# PROBLEM
Assemble all lines in which the string "this" appears.

## begin INPUT ROWS

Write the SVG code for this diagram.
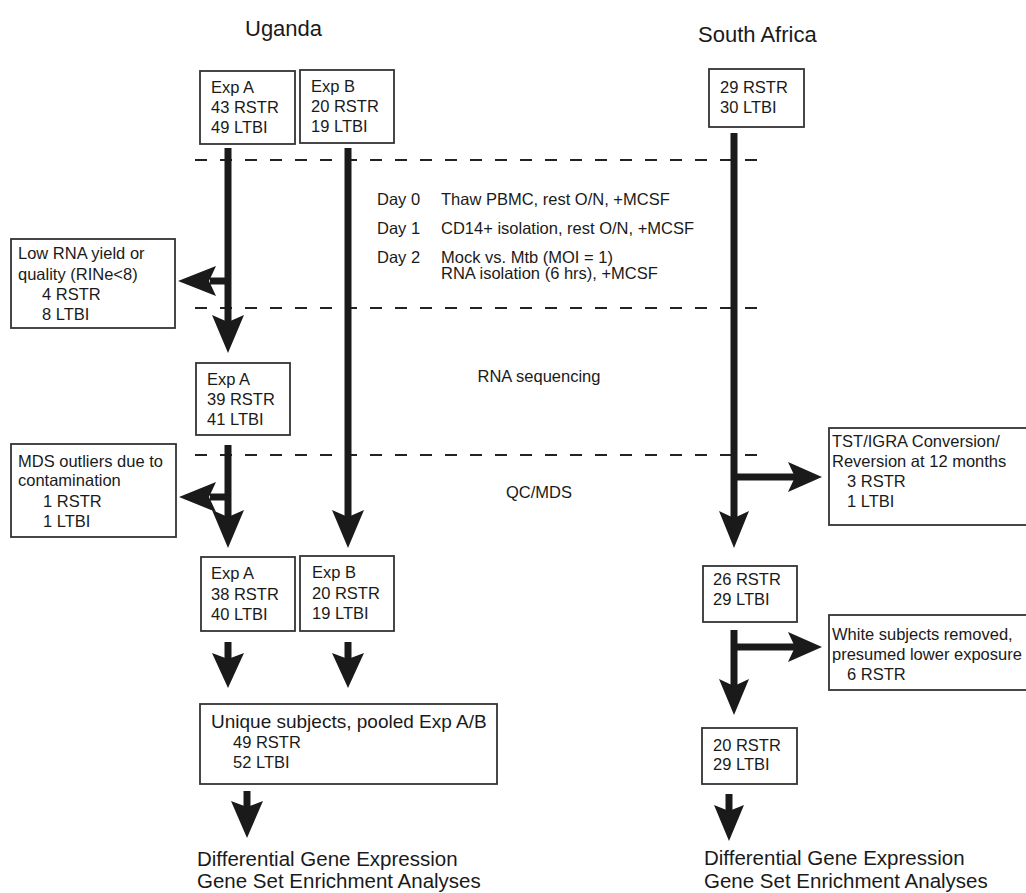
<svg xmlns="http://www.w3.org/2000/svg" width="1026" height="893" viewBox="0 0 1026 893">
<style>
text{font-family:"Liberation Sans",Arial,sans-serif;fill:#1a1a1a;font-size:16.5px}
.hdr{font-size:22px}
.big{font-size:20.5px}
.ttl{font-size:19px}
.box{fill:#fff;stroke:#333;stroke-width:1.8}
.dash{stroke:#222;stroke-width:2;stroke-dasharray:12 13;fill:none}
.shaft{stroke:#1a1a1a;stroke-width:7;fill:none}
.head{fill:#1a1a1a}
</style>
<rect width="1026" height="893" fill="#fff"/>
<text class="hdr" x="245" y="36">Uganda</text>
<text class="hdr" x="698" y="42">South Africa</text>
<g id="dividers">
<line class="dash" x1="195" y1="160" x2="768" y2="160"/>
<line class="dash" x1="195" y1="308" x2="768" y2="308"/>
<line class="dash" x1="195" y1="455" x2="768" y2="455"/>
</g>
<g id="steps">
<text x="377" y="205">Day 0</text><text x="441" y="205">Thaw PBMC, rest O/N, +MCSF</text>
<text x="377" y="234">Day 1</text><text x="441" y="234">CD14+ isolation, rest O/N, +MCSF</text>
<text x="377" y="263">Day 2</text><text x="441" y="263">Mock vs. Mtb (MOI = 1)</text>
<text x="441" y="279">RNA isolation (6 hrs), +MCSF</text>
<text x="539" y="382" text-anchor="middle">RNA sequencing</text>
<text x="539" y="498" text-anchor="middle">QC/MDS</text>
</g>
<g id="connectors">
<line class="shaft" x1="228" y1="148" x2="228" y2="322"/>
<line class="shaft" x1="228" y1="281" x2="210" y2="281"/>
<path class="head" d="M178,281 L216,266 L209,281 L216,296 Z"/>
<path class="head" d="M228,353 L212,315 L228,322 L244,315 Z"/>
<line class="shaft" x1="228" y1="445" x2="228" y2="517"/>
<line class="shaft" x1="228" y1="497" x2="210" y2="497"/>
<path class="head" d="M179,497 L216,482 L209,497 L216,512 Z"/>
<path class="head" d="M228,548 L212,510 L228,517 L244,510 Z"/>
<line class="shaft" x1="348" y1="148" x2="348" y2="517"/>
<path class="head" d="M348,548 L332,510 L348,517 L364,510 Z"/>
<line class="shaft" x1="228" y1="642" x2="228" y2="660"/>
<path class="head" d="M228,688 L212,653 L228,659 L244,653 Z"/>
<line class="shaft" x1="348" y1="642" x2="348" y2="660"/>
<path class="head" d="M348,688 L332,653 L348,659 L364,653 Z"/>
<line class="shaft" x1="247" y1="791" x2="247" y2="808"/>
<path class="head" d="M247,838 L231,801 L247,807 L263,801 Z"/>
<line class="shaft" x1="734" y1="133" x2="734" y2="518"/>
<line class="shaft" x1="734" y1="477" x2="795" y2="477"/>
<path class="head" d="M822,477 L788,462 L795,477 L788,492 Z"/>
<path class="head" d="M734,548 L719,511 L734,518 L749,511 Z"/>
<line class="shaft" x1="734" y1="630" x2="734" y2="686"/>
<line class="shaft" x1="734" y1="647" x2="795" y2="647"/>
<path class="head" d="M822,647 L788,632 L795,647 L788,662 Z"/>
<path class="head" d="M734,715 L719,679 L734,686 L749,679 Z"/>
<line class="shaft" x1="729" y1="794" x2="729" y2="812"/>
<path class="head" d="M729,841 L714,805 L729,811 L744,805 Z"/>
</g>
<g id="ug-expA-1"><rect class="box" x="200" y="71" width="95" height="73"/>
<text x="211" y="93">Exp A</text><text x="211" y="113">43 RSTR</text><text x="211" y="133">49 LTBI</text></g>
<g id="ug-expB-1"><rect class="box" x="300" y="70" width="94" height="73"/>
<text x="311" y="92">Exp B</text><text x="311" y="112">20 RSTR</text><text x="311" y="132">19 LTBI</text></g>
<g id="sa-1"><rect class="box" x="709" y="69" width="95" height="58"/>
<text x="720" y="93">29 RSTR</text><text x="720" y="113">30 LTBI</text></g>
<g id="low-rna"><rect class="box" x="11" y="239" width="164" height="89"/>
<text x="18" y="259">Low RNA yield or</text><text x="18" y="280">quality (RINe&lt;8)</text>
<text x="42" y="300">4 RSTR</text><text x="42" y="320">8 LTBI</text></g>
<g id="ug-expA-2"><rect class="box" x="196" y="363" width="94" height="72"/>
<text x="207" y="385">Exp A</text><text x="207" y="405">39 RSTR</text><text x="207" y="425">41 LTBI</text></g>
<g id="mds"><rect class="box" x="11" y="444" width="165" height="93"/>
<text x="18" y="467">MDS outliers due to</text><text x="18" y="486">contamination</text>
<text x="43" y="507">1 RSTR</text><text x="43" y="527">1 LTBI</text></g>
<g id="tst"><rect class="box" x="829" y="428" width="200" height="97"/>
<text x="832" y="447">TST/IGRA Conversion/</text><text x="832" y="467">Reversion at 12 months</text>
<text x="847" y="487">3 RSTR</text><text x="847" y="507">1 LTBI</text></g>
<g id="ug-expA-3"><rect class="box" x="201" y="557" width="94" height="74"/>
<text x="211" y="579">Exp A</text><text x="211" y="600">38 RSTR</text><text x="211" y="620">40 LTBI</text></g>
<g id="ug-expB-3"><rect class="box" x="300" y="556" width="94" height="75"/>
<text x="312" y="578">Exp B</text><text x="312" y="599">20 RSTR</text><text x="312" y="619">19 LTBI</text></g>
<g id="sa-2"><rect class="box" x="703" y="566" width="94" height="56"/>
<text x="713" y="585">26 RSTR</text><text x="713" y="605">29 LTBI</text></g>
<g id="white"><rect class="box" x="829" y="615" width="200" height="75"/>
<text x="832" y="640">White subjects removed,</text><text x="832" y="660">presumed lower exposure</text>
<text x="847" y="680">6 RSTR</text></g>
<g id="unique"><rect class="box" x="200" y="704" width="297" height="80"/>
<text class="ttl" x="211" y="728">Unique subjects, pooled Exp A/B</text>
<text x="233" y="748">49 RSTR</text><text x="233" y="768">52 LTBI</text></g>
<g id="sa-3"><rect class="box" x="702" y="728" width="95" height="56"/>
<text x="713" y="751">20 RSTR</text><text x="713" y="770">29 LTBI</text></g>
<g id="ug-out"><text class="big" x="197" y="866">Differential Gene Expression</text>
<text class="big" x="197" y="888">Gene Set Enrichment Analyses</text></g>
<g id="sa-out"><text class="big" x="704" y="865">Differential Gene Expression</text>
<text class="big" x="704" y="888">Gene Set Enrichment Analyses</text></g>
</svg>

## end INPUT ROWS
## begin INPUT ROWS

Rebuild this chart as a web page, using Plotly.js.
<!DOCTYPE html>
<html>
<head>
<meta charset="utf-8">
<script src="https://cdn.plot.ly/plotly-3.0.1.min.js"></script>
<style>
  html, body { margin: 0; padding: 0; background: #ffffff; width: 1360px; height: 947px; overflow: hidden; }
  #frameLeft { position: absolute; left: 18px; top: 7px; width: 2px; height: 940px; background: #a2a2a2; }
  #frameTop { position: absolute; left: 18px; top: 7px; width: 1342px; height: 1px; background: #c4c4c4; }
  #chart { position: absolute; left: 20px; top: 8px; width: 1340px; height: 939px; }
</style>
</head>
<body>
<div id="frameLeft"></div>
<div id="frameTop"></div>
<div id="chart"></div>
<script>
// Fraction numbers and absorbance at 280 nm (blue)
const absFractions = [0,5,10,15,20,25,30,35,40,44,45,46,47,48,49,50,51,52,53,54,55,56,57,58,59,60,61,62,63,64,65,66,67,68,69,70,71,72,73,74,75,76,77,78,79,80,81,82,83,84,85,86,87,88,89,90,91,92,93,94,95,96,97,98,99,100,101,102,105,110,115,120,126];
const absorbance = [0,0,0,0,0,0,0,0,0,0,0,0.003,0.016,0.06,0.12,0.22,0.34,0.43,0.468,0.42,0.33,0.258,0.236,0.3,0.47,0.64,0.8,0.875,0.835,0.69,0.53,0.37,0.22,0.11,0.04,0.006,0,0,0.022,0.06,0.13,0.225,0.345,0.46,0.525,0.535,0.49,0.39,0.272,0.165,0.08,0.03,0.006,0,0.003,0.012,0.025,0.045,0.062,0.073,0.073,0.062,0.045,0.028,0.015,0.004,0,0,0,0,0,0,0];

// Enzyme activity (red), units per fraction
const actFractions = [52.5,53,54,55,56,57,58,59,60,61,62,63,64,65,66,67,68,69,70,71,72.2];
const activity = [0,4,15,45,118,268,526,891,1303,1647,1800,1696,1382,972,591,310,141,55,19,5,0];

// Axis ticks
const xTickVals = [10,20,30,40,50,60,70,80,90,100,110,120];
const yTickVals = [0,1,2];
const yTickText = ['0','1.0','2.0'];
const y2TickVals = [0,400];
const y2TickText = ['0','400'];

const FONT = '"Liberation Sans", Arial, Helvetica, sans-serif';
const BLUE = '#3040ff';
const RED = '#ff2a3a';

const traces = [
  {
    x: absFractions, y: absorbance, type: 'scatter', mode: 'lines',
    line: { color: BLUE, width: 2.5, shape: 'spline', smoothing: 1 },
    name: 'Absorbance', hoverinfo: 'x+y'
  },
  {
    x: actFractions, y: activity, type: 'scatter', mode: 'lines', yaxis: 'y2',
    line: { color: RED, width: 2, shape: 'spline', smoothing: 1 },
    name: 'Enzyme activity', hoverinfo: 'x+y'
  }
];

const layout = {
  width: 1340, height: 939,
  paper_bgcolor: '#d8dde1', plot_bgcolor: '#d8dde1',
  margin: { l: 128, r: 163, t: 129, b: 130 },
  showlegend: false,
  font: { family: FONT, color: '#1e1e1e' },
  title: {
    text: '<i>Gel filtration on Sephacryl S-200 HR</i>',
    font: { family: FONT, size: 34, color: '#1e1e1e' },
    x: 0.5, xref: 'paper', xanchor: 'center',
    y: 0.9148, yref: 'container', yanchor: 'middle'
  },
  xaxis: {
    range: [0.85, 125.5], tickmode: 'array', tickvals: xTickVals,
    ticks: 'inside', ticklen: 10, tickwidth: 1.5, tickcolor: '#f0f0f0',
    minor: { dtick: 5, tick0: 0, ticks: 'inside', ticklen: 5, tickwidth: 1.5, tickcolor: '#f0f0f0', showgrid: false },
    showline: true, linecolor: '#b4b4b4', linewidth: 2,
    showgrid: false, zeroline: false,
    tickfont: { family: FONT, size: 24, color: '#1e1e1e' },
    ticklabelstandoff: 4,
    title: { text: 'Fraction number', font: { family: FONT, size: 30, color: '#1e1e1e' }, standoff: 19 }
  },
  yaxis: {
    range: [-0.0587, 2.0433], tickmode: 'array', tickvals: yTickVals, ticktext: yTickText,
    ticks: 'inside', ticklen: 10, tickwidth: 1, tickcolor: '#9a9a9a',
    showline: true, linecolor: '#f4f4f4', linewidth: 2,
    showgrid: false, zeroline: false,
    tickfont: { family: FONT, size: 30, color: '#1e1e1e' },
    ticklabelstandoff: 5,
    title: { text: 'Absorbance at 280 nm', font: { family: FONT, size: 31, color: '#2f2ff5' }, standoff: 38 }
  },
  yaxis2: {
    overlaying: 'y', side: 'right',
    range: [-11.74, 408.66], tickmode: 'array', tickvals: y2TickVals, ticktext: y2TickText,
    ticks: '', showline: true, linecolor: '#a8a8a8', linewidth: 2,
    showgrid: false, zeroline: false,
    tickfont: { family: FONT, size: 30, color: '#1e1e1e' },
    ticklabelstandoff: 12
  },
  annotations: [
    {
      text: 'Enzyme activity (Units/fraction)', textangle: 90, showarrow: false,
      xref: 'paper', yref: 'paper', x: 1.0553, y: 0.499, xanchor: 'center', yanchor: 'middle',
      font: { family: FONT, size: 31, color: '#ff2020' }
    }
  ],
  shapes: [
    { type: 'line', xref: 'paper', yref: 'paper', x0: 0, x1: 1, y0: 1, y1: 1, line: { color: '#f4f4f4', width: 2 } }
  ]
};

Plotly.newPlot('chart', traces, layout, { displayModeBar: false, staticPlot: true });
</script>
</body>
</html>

## end INPUT ROWS

# SOLUTION TO THE EXERCISE
Write the SVG code for this diagram.
Rebuild this chart as a web page, using Plotly.js.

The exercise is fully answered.